Figure scripts

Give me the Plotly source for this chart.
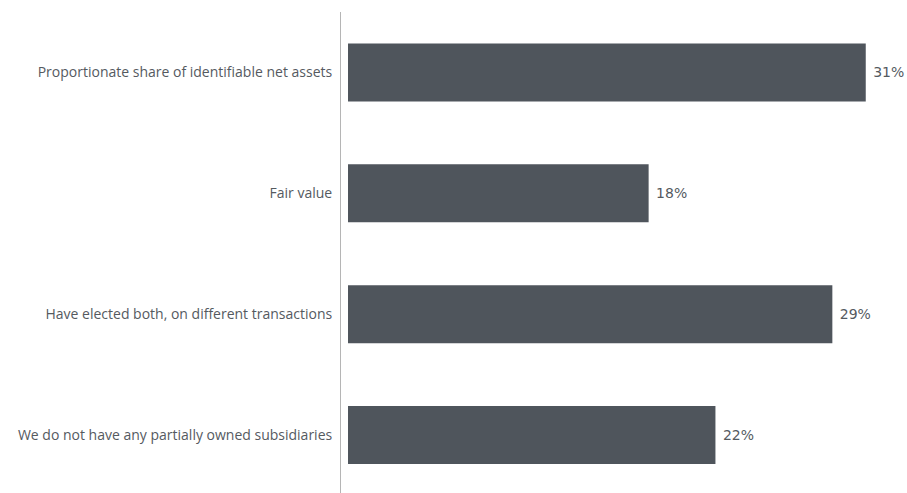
import plotly.graph_objects as go

categories = [
    "Proportionate share of identifiable net assets",
    "Fair value",
    "Have elected both, on different transactions",
    "We do not have any partially owned subsidiaries",
]
values = [31, 18, 29, 22]
labels = [f"\u00a0{v}%" for v in values]

BAR_COLOR = "#4f555c"
TEXT_COLOR = "#555a5f"

fig = go.Figure(go.Bar(
    x=values, y=categories, orientation="h",
    marker=dict(color=BAR_COLOR, line=dict(width=0)),
    width=0.48,
    text=labels, textposition="outside", cliponaxis=False,
    textfont=dict(family="DejaVu Sans", size=14, color=TEXT_COLOR),
))

fig.update_layout(
    width=907, height=493,
    margin=dict(l=341, r=0, t=12, b=0),
    paper_bgcolor="white", plot_bgcolor="white",
    showlegend=False,
    font=dict(family="Open Sans", size=14, color=TEXT_COLOR),
)
fig.update_xaxes(range=[-0.42, 33.47], visible=False, showgrid=False, zeroline=False)
fig.update_yaxes(
    autorange=False, range=[3.48, -0.5], type="category",
    showline=True, linecolor="#b5b5b5", linewidth=1,
    showgrid=False, zeroline=False, ticks="", ticklabelstandoff=5,
    tickfont=dict(family="Open Sans", size=14, color=TEXT_COLOR),
)

# drop the default page margin so the figure fills the window exactly
fig.write_html("out.html", config={"displayModeBar": False},
               post_script="document.body.style.margin='0';")
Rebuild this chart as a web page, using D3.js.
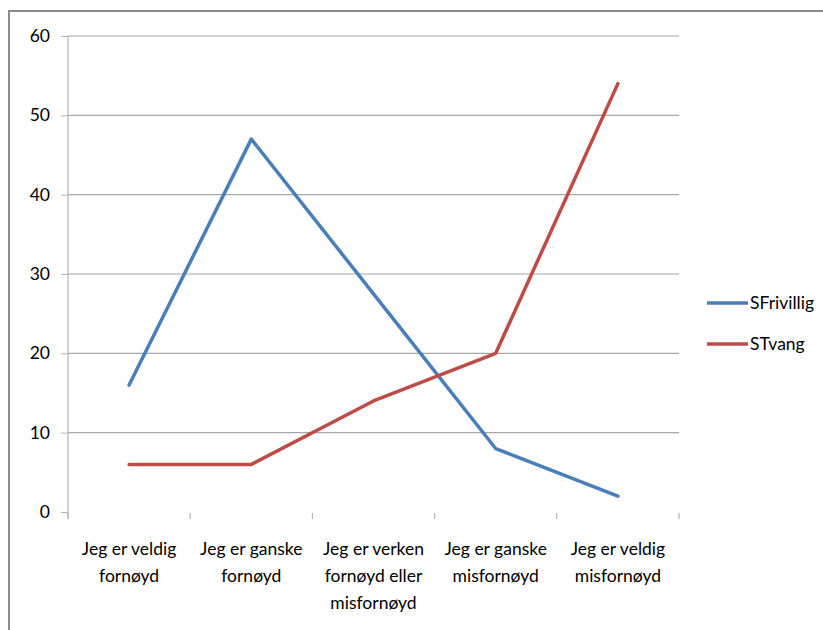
<!DOCTYPE html>
<html><head><meta charset="utf-8">
<script src="https://cdn.jsdelivr.net/npm/d3@7"></script>
<style>body{margin:0;background:#fff}svg{display:block}text{font-family:Lato,"Open Sans",sans-serif;fill:#000}</style>
</head><body><svg id="c" width="823" height="630"></svg>
<script>
const categories = [
  ["Jeg er veldig","fornøyd"],
  ["Jeg er ganske","fornøyd"],
  ["Jeg er verken","fornøyd eller","misfornøyd"],
  ["Jeg er ganske","misfornøyd"],
  ["Jeg er veldig","misfornøyd"]
];
const seriesNames = ["SFrivillig","STvang"];
const sFrivillig = [16, 47, 27.5, 8, 2];
const sTvang = [6, 6, 14, 20, 54];
const yTicks = [0,10,20,30,40,50,60];
const colors = ["#4a7ebb","#be4b48"];

(function(){
const svg = d3.select("#c");
// outer border
svg.append("rect").attr("x",9).attr("y",11).attr("width",830).attr("height",640)
  .attr("fill","none").attr("stroke","#8c8c8c").attr("stroke-width",2);

const pL=68, pR=679, pT=36, pB=512;
const x = d3.scaleBand().domain(d3.range(categories.length)).range([pL,pR]);
const y = d3.scaleLinear().domain([0,60]).range([pB,pT]);

// gridlines
svg.append("g").selectAll("line").data(yTicks.filter(d=>d>0)).join("line")
  .attr("x1",pL).attr("x2",pR).attr("y1",d=>y(d)).attr("y2",d=>y(d))
  .attr("stroke","#a6a6a6").attr("stroke-width",1.2);

// y axis
const ya = svg.append("g").attr("transform",`translate(${pL},0)`)
  .call(d3.axisLeft(y).tickValues(yTicks).tickSize(7).tickPadding(11));
ya.select(".domain").attr("stroke","#b3b3b3").attr("stroke-width",1.2).attr("d",`M0,${pT}V${pB+7}`);
ya.selectAll(".tick line").attr("stroke","#b3b3b3");
ya.selectAll(".tick text").attr("font-size",17.5).attr("font-family","Lato, sans-serif").attr("fill","#000");

// x axis ticks (band boundaries), no axis line
const bounds = d3.range(categories.length+1).map(i=> i<categories.length ? x(i) : x(i-1)+x.bandwidth());
svg.append("g").selectAll("line").data(bounds).join("line")
  .attr("x1",d=>d).attr("x2",d=>d).attr("y1",pB+1).attr("y2",pB+7)
  .attr("stroke","#b3b3b3").attr("stroke-width",1.2);

// x labels
const xl = svg.append("g").selectAll("text").data(categories).join("text")
  .attr("text-anchor","middle").attr("font-size",17.5)
  .attr("x",(d,i)=>x(i)+x.bandwidth()/2).attr("y",555);
xl.each(function(d){
  const t=d3.select(this);
  d.forEach((s,j)=>t.append("tspan").attr("x",t.attr("x")).attr("dy",j?26.8:0).text(s));
});

// lines
const line = d3.line().x((d,i)=>x(i)+x.bandwidth()/2).y(d=>y(d));
[sFrivillig,sTvang].forEach((s,k)=>{
  svg.append("path").datum(s).attr("d",line).attr("fill","none")
    .attr("stroke",colors[k]).attr("stroke-width",3.5).attr("stroke-linejoin","round").attr("stroke-linecap","round");
});

// legend
const lg = svg.append("g").selectAll("g").data(seriesNames).join("g")
  .attr("transform",(d,i)=>`translate(707,${303+i*41})`);
lg.append("line").attr("x1",0).attr("x2",41).attr("stroke",(d,i)=>colors[i]).attr("stroke-width",3.5);
lg.append("text").attr("x",43).attr("dy","0.35em").attr("font-size",17.5).text(d=>d);
})();
</script></body></html>
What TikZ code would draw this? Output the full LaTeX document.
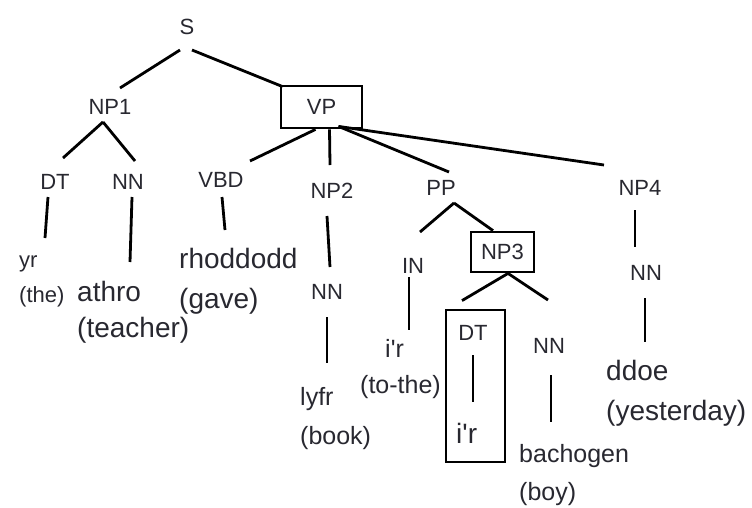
\documentclass[tikz,border=0pt]{standalone}
\usepackage{fontspec}
\setmainfont{Liberation Sans}
\usepackage{tikz}
\usetikzlibrary{positioning}
\definecolor{ink}{RGB}{40,40,48}

\begin{document}
\begin{tikzpicture}[x=1pt, y=-1pt,
    cat/.style={font=\fontsize{22}{26}\selectfont, inner sep=0pt, text=ink},
    word/.style={font=\fontsize{28}{34}\selectfont, inner sep=0pt, anchor=base west, text=ink},
    midword/.style={font=\fontsize{25}{30}\selectfont, inner sep=0pt, anchor=base west, text=ink},
    smallword/.style={font=\fontsize{22}{26}\selectfont, inner sep=0pt, anchor=base west, text=ink},
    box/.style={draw, line width=2.8pt, inner sep=0pt},
    branch/.style={line width=2.8pt}]
    \useasboundingbox (0,0) rectangle (752,507);

    % categories
    \node[cat] (S) at (187,27) {S};
    \node[cat] (NP1) at (110,107) {NP1};
    \node[cat, box, minimum width=81pt, minimum height=42pt] (VP) at (321.5,107) {VP};
    \node[cat] (DT1) at (55,182) {DT};
    \node[cat] (NN1) at (128,182) {NN};
    \node[cat] (VBD) at (221,180) {VBD};
    \node[cat] (NP2) at (332,191) {NP2};
    \node[cat] (PP) at (441,188) {PP};
    \node[cat] (NP4) at (640,188) {NP4};
    \node[cat] (NN2) at (327,292) {NN};
    \node[cat] (IN) at (413,266) {IN};
    \node[cat, box, minimum width=63pt, minimum height=40pt] (NP3) at (502.5,252) {NP3};
    \node[box, minimum width=59pt, minimum height=152pt] (det) at (475.5,386) {};
    \node[cat] (DT2) at (473,333) {DT};
    \node[cat] (NN3) at (549,346) {NN};
    \node[cat] (NN4) at (646,273) {NN};

    % words and glosses
    \node[smallword] (yr) at (19,267) {yr};
    \node[smallword] (the) at (19,302) {(the)};
    \node[word] (athro) at (77,301) {athro};
    \node[word] (teacher) at (77,337) {(teacher)};
    \node[word] (rhoddodd) at (179,268) {rhoddodd};
    \node[word] (gave) at (179,308) {(gave)};
    \node[midword] (lyfr) at (300,405) {lyfr};
    \node[midword] (book) at (300,444) {(book)};
    \node[midword] (ir1) at (385,357) {i\textquotesingle r};
    \node[midword] (tothe) at (360,393) {(to-the)};
    \node[word] (ir2) at (456,443) {i\textquotesingle r};
    \node[midword] (bachogen) at (519,462) {bachogen};
    \node[midword] (boy) at (519,500) {(boy)};
    \node[word] (ddoe) at (606,380) {ddoe};
    \node[word] (yesterday) at (606,420) {(yesterday)};

    % branches
    \draw[branch] ([shift={(-7,23)}]S.center) -- ([shift={(10,-19)}]NP1.center);
    \draw[branch] ([shift={(5,23)}]S.center) -- ([shift={(3,2)}]VP.north west);
    \draw[branch] ([shift={(-7,15)}]NP1.center) -- ([shift={(8,-24)}]DT1.center);
    \draw[branch] ([shift={(-7,15)}]NP1.center) -- ([shift={(7,-21)}]NN1.center);
    \draw[branch] ([shift={(-7,15)}]DT1.center) -- ([shift={(26,-29)}]yr.base west);
    \draw[branch] ([shift={(4,15)}]NN1.center) -- ([shift={(53,-39)}]athro.base west);
    \draw[branch] ([shift={(-6,0)}]VP.south) -- ([shift={(29,-19)}]VBD.center);
    \draw[branch] ([shift={(1,17)}]VBD.center) -- ([shift={(46,-38)}]rhoddodd.base west);
    \draw[branch] ([shift={(8,0)}]VP.south) -- ([shift={(-2,-26)}]NP2.center);
    \draw[branch] ([shift={(-5,25)}]NP2.center) -- ([shift={(3,-25)}]NN2.center);
    \draw[branch] ([shift={(0,25)}]NN2.center) -- ([shift={(27,-42)}]lyfr.base west);
    \draw[branch] ([shift={(17,-3)}]VP.south) -- ([shift={(8,-16)}]PP.center);
    \draw[branch] ([shift={(17,-3)}]VP.south) -- ([shift={(-36,-23)}]NP4.center);
    \draw[branch] ([shift={(13,15)}]PP.center) -- ([shift={(7,-34)}]IN.center);
    \draw[branch] ([shift={(13,15)}]PP.center) -- ([shift={(-9.5,0)}]NP3.north);
    \draw[branch] ([shift={(-4,11)}]IN.center) -- ([shift={(24,-27)}]ir1.base west);
    \draw[branch] ([shift={(5.5,0)}]NP3.south) -- ([shift={(-13.5,-8)}]det.north);
    \draw[branch] ([shift={(5.5,0)}]NP3.south) -- ([shift={(-1,-46)}]NN3.center);
    \draw[branch] ([shift={(0,22)}]DT2.center) -- ([shift={(17,-41)}]ir2.base west);
    \draw[branch] ([shift={(2,29)}]NN3.center) -- ([shift={(32,-40)}]bachogen.base west);
    \draw[branch] ([shift={(-5,22)}]NP4.center) -- ([shift={(-11,-26)}]NN4.center);
    \draw[branch] ([shift={(-1,25)}]NN4.center) -- ([shift={(39,-38)}]ddoe.base west);
\end{tikzpicture}
\end{document}
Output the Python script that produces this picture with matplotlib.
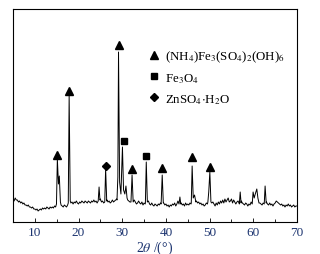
import numpy as np
import matplotlib
matplotlib.use("Agg")
import matplotlib.pyplot as plt
from matplotlib.lines import Line2D
from matplotlib.ticker import MultipleLocator

plt.rcParams['font.family'] = ['Liberation Serif', 'DejaVu Serif']
plt.rcParams['mathtext.fontset'] = 'stix'

LABEL_COLOR = '#1c3470'

# baseline of the pattern, one value every 0.25 deg from 5 to 70 (arb. units)
base_y = [
    23, 21, 24, 22,  22, 20, 21, 19,  20, 18, 19, 17,  17, 16, 17, 15,  15, 14, 15, 13,   # 5-9
    13, 12, 13, 11,  12, 13, 12, 14,  13, 14, 13, 15,  14, 13, 15, 14,  15, 14, 16, 15,   # 10-14
    16, 17, 16, 19,  17, 16, 15, 17,  16, 15, 17, 18,  21, 19, 20, 18,  20, 19, 21, 19,   # 15-19
    18, 20, 19, 21,  20, 19, 21, 20,  19, 21, 20, 19,  21, 20, 22, 20,  21, 19, 22, 20,   # 20-24
    23, 20, 21, 19,  20, 21, 22, 20,  21, 19, 20, 22,  20, 21, 22, 23,  25, 30, 28, 26,   # 25-29
    30, 29, 27, 26,  24, 22, 21, 20,  21, 20, 19, 22,  20, 18, 19, 21,  19, 18, 20, 17,   # 30-34
    19, 18, 20, 18,  21, 18, 17, 19,  17, 16, 18, 17,  16, 18, 17, 19,  17, 18, 19, 17,   # 35-39
    18, 16, 17, 15,  17, 16, 18, 17,  19, 16, 18, 21,  20, 22, 19, 17,  18, 16, 19, 17,   # 40-44
    18, 17, 19, 18,  20, 22, 25, 23,  21, 19, 20, 18,  19, 17, 18, 16,  17, 19, 18, 22,   # 45-49
    25, 22, 19, 20,  18, 16, 19, 17,  20, 18, 21, 19,  22, 19, 23, 20,  22, 24, 20, 21,   # 50-54
    23, 19, 22, 20,  18, 20, 21, 19,  22, 21, 19, 18,  17, 19, 18, 16,  18, 17, 20, 22,   # 55-59
    25, 24, 26, 27,  23, 21, 19, 18,  17, 19, 22, 27,  20, 18, 17, 19,  17, 18, 16, 18,   # 60-64
    19, 21, 20, 19,  18, 17, 18, 16,  17, 15, 17, 16,  18, 16, 17, 15,  16, 17, 15, 16,   # 65-69
    16,
]
base_x = np.linspace(5, 70, len(base_y))

# diffraction peaks, each as a short run of (2theta, intensity) points
peaks = [
    ([14.95, 15.15, 15.4, 15.6, 15.85], [18, 63, 38, 46, 20]),
    ([17.65, 17.85, 18.1], [19, 126, 21]),
    ([24.5, 24.7, 24.9], [21, 35, 22]),
    ([26.0, 26.2, 26.45], [20, 53, 21]),
    ([28.8, 29.0, 29.15, 29.4, 29.7, 30.05, 30.3, 30.6, 30.85, 31.1],
     [22, 45, 170, 40, 28, 75, 32, 28, 36, 24]),
    ([32.0, 32.25, 32.5], [20, 47, 20]),
    ([35.3, 35.5, 35.75], [19, 60, 20]),
    ([38.9, 39.15, 39.4], [18, 47, 19]),
    ([43.0, 43.2, 43.4], [18, 25, 18]),
    ([45.8, 46.0, 46.25, 46.55, 46.85], [19, 56, 24, 27, 20]),
    ([49.6, 49.8, 50.05, 50.3], [20, 30, 50, 20]),
    ([56.8, 57.0, 57.2], [18, 30, 19]),
    ([59.75, 59.95, 60.2, 60.45, 60.8, 61.05, 61.3], [18, 30, 24, 28, 33, 24, 19]),
    ([62.5, 62.7, 62.95], [18, 36, 19]),
]

# phase markers: position and height
tri_x = [15.1, 17.9, 29.2, 32.35, 39.2, 46.05, 50.0]
tri_y = [67, 131, 177, 53, 54, 65, 55]
sq_x = [30.3, 35.45]
sq_y = [81, 66]
dia_x = [26.2]
dia_y = [56]

# merge baseline and peaks
keep = np.ones(len(base_x), dtype=bool)
for px, py in peaks:
    keep &= ~((base_x >= px[0]) & (base_x <= px[-1]))
all_x = list(base_x[keep])
all_y = list(np.array(base_y)[keep])
for px, py in peaks:
    all_x += px
    all_y += py
order = np.argsort(all_x)
xx = np.array(all_x)[order]
yy = np.array(all_y)[order]

fig = plt.figure(figsize=(3.2, 2.55), dpi=100)
ax = fig.add_axes([13 / 320, 32 / 255, 284 / 320, 213 / 255])

ax.plot(xx, yy, color='black', lw=0.7)
ax.plot(tri_x, tri_y, '^', color='black', ms=6.2, ls='None')
ax.plot(sq_x, sq_y, 's', color='black', ms=5, ls='None')
ax.plot(dia_x, dia_y, 'D', color='black', ms=4.2, ls='None')

ax.set_xlim(5, 70)
ax.set_ylim(0, 213)
ax.xaxis.set_major_locator(MultipleLocator(10))
ax.xaxis.set_minor_locator(MultipleLocator(5))
ax.tick_params(axis='x', which='both', direction='in', top=False,
               labelsize=9.5, labelcolor=LABEL_COLOR, pad=3)
ax.tick_params(axis='x', which='major', length=3, width=0.6)
ax.tick_params(axis='x', which='minor', length=2, width=0.6)
ax.set_yticks([])
ax.set_xticks([10, 20, 30, 40, 50, 60, 70])
for s in ax.spines.values():
    s.set_linewidth(0.8)

ax.set_xlabel(r'2$\theta$ /(°)', fontsize=10, color=LABEL_COLOR, labelpad=0)

handles = [
    Line2D([], [], marker='^', color='black', ls='None', ms=6.2),
    Line2D([], [], marker='s', color='black', ls='None', ms=5),
    Line2D([], [], marker='D', color='black', ls='None', ms=4.2),
]
labels = [
    r'(NH$_4$)Fe$_3$(SO$_4$)$_2$(OH)$_6$',
    r'Fe$_3$O$_4$',
    r'ZnSO$_4$$\cdot$H$_2$O',
]
ax.legend(handles, labels, loc='upper left', bbox_to_anchor=(0.48, 0.815),
          frameon=False, fontsize=9.3, handlelength=0.8, handletextpad=0.4,
          labelspacing=0.55, borderpad=0, borderaxespad=0)

fig.savefig('out.png', dpi=100)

§ **Exercise prompt**: Everything above from the line with "What TikZ code" through the line with "(NN4) at (646,273)" should be retyped exactly, and nothing else; omit pictures.

§ **Result for this exercise**:
What TikZ code would draw this? Output the full LaTeX document.
\documentclass[tikz,border=0pt]{standalone}
\usepackage{fontspec}
\setmainfont{Liberation Sans}
\usepackage{tikz}
\usetikzlibrary{positioning}
\definecolor{ink}{RGB}{40,40,48}

\begin{document}
\begin{tikzpicture}[x=1pt, y=-1pt,
    cat/.style={font=\fontsize{22}{26}\selectfont, inner sep=0pt, text=ink},
    word/.style={font=\fontsize{28}{34}\selectfont, inner sep=0pt, anchor=base west, text=ink},
    midword/.style={font=\fontsize{25}{30}\selectfont, inner sep=0pt, anchor=base west, text=ink},
    smallword/.style={font=\fontsize{22}{26}\selectfont, inner sep=0pt, anchor=base west, text=ink},
    box/.style={draw, line width=2.8pt, inner sep=0pt},
    branch/.style={line width=2.8pt}]
    \useasboundingbox (0,0) rectangle (752,507);

    % categories
    \node[cat] (S) at (187,27) {S};
    \node[cat] (NP1) at (110,107) {NP1};
    \node[cat, box, minimum width=81pt, minimum height=42pt] (VP) at (321.5,107) {VP};
    \node[cat] (DT1) at (55,182) {DT};
    \node[cat] (NN1) at (128,182) {NN};
    \node[cat] (VBD) at (221,180) {VBD};
    \node[cat] (NP2) at (332,191) {NP2};
    \node[cat] (PP) at (441,188) {PP};
    \node[cat] (NP4) at (640,188) {NP4};
    \node[cat] (NN2) at (327,292) {NN};
    \node[cat] (IN) at (413,266) {IN};
    \node[cat, box, minimum width=63pt, minimum height=40pt] (NP3) at (502.5,252) {NP3};
    \node[box, minimum width=59pt, minimum height=152pt] (det) at (475.5,386) {};
    \node[cat] (DT2) at (473,333) {DT};
    \node[cat] (NN3) at (549,346) {NN};
    \node[cat] (NN4) at (646,273) {NN};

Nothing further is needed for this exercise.